→ **Task goal**: Produce a word-for-word copy of the listing below without its pictures.

---------- Data block

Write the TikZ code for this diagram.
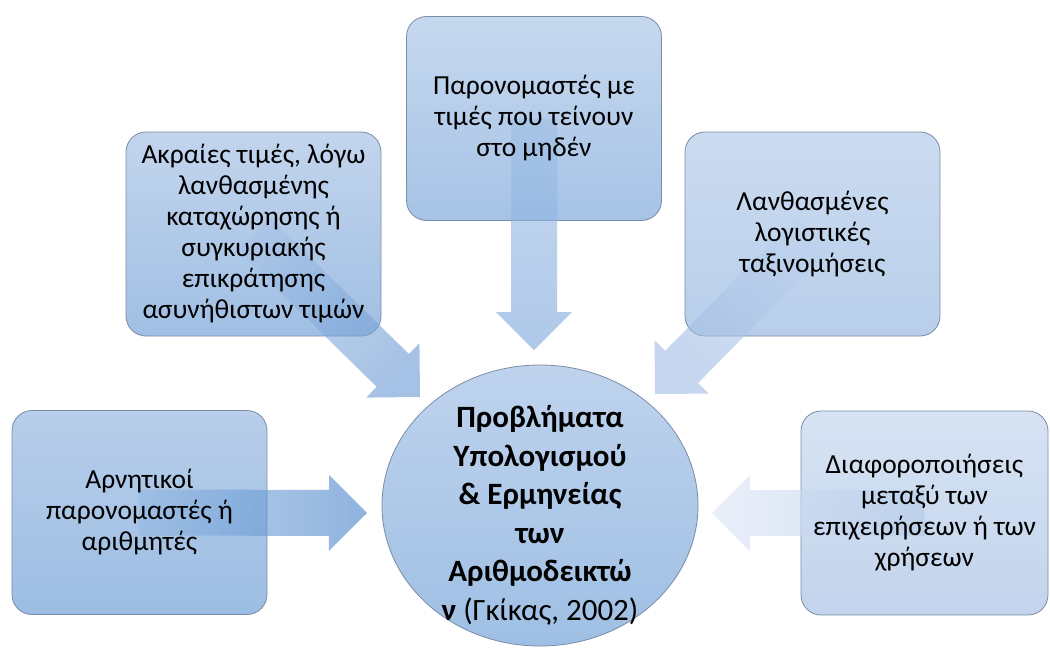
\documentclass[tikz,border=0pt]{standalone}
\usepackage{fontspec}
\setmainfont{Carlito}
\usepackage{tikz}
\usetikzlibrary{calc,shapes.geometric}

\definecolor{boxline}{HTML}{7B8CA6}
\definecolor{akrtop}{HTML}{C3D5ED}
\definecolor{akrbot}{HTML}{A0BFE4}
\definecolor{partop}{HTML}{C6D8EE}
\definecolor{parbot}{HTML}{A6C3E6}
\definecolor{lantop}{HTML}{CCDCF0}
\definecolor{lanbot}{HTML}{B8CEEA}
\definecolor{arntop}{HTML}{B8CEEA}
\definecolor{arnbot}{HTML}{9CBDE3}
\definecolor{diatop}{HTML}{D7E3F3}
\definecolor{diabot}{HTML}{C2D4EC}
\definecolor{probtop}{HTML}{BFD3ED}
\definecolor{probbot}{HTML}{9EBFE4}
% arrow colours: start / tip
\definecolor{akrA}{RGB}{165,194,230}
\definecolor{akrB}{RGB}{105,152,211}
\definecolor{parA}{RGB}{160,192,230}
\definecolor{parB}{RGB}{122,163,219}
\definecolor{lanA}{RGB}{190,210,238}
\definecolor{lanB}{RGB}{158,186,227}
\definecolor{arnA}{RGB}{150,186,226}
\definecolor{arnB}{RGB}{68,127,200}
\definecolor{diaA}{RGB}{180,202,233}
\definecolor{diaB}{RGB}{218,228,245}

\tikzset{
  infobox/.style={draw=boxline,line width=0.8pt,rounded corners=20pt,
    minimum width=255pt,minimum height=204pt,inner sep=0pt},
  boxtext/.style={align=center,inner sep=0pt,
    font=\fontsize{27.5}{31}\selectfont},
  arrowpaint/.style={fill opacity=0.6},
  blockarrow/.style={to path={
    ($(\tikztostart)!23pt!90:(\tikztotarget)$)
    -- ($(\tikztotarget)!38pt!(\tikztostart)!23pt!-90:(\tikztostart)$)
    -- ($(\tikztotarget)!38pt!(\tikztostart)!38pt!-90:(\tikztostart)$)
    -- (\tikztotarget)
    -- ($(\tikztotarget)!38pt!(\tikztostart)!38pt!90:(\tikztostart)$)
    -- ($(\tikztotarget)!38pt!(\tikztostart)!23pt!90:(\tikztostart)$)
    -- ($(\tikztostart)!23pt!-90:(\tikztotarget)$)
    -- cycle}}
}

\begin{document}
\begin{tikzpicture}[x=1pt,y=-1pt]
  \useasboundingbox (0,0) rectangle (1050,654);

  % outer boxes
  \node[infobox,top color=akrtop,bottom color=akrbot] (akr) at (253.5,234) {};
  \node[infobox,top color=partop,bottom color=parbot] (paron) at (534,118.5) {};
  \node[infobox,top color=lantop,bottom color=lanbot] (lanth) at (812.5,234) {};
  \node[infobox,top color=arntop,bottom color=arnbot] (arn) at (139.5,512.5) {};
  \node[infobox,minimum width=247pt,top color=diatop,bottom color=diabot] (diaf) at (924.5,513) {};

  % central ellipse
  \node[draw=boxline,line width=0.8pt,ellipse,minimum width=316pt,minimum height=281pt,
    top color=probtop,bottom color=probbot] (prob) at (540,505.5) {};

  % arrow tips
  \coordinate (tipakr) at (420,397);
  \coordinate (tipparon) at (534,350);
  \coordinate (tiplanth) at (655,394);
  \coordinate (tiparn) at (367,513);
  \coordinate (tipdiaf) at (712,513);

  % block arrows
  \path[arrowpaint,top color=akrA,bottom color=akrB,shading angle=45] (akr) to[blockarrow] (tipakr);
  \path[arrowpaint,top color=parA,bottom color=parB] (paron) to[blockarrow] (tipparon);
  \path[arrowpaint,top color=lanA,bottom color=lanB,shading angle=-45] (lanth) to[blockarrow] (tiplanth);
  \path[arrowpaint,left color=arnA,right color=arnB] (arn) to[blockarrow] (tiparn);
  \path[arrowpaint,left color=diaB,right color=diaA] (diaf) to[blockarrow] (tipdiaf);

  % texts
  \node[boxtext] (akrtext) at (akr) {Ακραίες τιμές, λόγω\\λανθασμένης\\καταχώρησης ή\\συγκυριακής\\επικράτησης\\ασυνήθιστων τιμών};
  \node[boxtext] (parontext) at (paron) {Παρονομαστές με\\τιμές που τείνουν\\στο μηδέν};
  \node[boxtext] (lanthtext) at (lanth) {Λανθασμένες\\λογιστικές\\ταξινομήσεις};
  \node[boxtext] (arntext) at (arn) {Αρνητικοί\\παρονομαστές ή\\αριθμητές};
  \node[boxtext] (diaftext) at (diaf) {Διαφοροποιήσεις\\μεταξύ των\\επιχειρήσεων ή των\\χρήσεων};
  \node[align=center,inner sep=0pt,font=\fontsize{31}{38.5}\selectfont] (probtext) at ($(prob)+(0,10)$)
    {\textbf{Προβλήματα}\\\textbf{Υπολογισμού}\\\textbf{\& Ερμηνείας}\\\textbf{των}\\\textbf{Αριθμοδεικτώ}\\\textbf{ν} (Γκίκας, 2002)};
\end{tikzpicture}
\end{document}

--------------------

→ **The answer**:
Write the TikZ code for this diagram.
\documentclass[tikz,border=0pt]{standalone}
\usepackage{fontspec}
\setmainfont{Carlito}
\usepackage{tikz}
\usetikzlibrary{calc,shapes.geometric}

\definecolor{boxline}{HTML}{7B8CA6}
\definecolor{akrtop}{HTML}{C3D5ED}
\definecolor{akrbot}{HTML}{A0BFE4}
\definecolor{partop}{HTML}{C6D8EE}
\definecolor{parbot}{HTML}{A6C3E6}
\definecolor{lantop}{HTML}{CCDCF0}
\definecolor{lanbot}{HTML}{B8CEEA}
\definecolor{arntop}{HTML}{B8CEEA}
\definecolor{arnbot}{HTML}{9CBDE3}
\definecolor{diatop}{HTML}{D7E3F3}
\definecolor{diabot}{HTML}{C2D4EC}
\definecolor{probtop}{HTML}{BFD3ED}
\definecolor{probbot}{HTML}{9EBFE4}
% arrow colours: start / tip
\definecolor{akrA}{RGB}{165,194,230}
\definecolor{akrB}{RGB}{105,152,211}
\definecolor{parA}{RGB}{160,192,230}
\definecolor{parB}{RGB}{122,163,219}
\definecolor{lanA}{RGB}{190,210,238}
\definecolor{lanB}{RGB}{158,186,227}
\definecolor{arnA}{RGB}{150,186,226}
\definecolor{arnB}{RGB}{68,127,200}
\definecolor{diaA}{RGB}{180,202,233}
\definecolor{diaB}{RGB}{218,228,245}

\tikzset{
  infobox/.style={draw=boxline,line width=0.8pt,rounded corners=20pt,
    minimum width=255pt,minimum height=204pt,inner sep=0pt},
  boxtext/.style={align=center,inner sep=0pt,
    font=\fontsize{27.5}{31}\selectfont},
  arrowpaint/.style={fill opacity=0.6},
  blockarrow/.style={to path={
    ($(\tikztostart)!23pt!90:(\tikztotarget)$)
    -- ($(\tikztotarget)!38pt!(\tikztostart)!23pt!-90:(\tikztostart)$)
    -- ($(\tikztotarget)!38pt!(\tikztostart)!38pt!-90:(\tikztostart)$)
    -- (\tikztotarget)
    -- ($(\tikztotarget)!38pt!(\tikztostart)!38pt!90:(\tikztostart)$)
    -- ($(\tikztotarget)!38pt!(\tikztostart)!23pt!90:(\tikztostart)$)
    -- ($(\tikztostart)!23pt!-90:(\tikztotarget)$)
    -- cycle}}
}

\begin{document}
\begin{tikzpicture}[x=1pt,y=-1pt]
  \useasboundingbox (0,0) rectangle (1050,654);

  % outer boxes
  \node[infobox,top color=akrtop,bottom color=akrbot] (akr) at (253.5,234) {};
  \node[infobox,top color=partop,bottom color=parbot] (paron) at (534,118.5) {};
  \node[infobox,top color=lantop,bottom color=lanbot] (lanth) at (812.5,234) {};
  \node[infobox,top color=arntop,bottom color=arnbot] (arn) at (139.5,512.5) {};
  \node[infobox,minimum width=247pt,top color=diatop,bottom color=diabot] (diaf) at (924.5,513) {};

  % central ellipse
  \node[draw=boxline,line width=0.8pt,ellipse,minimum width=316pt,minimum height=281pt,
    top color=probtop,bottom color=probbot] (prob) at (540,505.5) {};

  % arrow tips
  \coordinate (tipakr) at (420,397);
  \coordinate (tipparon) at (534,350);
  \coordinate (tiplanth) at (655,394);
  \coordinate (tiparn) at (367,513);
  \coordinate (tipdiaf) at (712,513);

  % block arrows
  \path[arrowpaint,top color=akrA,bottom color=akrB,shading angle=45] (akr) to[blockarrow] (tipakr);
  \path[arrowpaint,top color=parA,bottom color=parB] (paron) to[blockarrow] (tipparon);
  \path[arrowpaint,top color=lanA,bottom color=lanB,shading angle=-45] (lanth) to[blockarrow] (tiplanth);
  \path[arrowpaint,left color=arnA,right color=arnB] (arn) to[blockarrow] (tiparn);
  \path[arrowpaint,left color=diaB,right color=diaA] (diaf) to[blockarrow] (tipdiaf);

  % texts
  \node[boxtext] (akrtext) at (akr) {Ακραίες τιμές, λόγω\\λανθασμένης\\καταχώρησης ή\\συγκυριακής\\επικράτησης\\ασυνήθιστων τιμών};
  \node[boxtext] (parontext) at (paron) {Παρονομαστές με\\τιμές που τείνουν\\στο μηδέν};
  \node[boxtext] (lanthtext) at (lanth) {Λανθασμένες\\λογιστικές\\ταξινομήσεις};
  \node[boxtext] (arntext) at (arn) {Αρνητικοί\\παρονομαστές ή\\αριθμητές};
  \node[boxtext] (diaftext) at (diaf) {Διαφοροποιήσεις\\μεταξύ των\\επιχειρήσεων ή των\\χρήσεων};
  \node[align=center,inner sep=0pt,font=\fontsize{31}{38.5}\selectfont] (probtext) at ($(prob)+(0,10)$)
    {\textbf{Προβλήματα}\\\textbf{Υπολογισμού}\\\textbf{\& Ερμηνείας}\\\textbf{των}\\\textbf{Αριθμοδεικτώ}\\\textbf{ν} (Γκίκας, 2002)};
\end{tikzpicture}
\end{document}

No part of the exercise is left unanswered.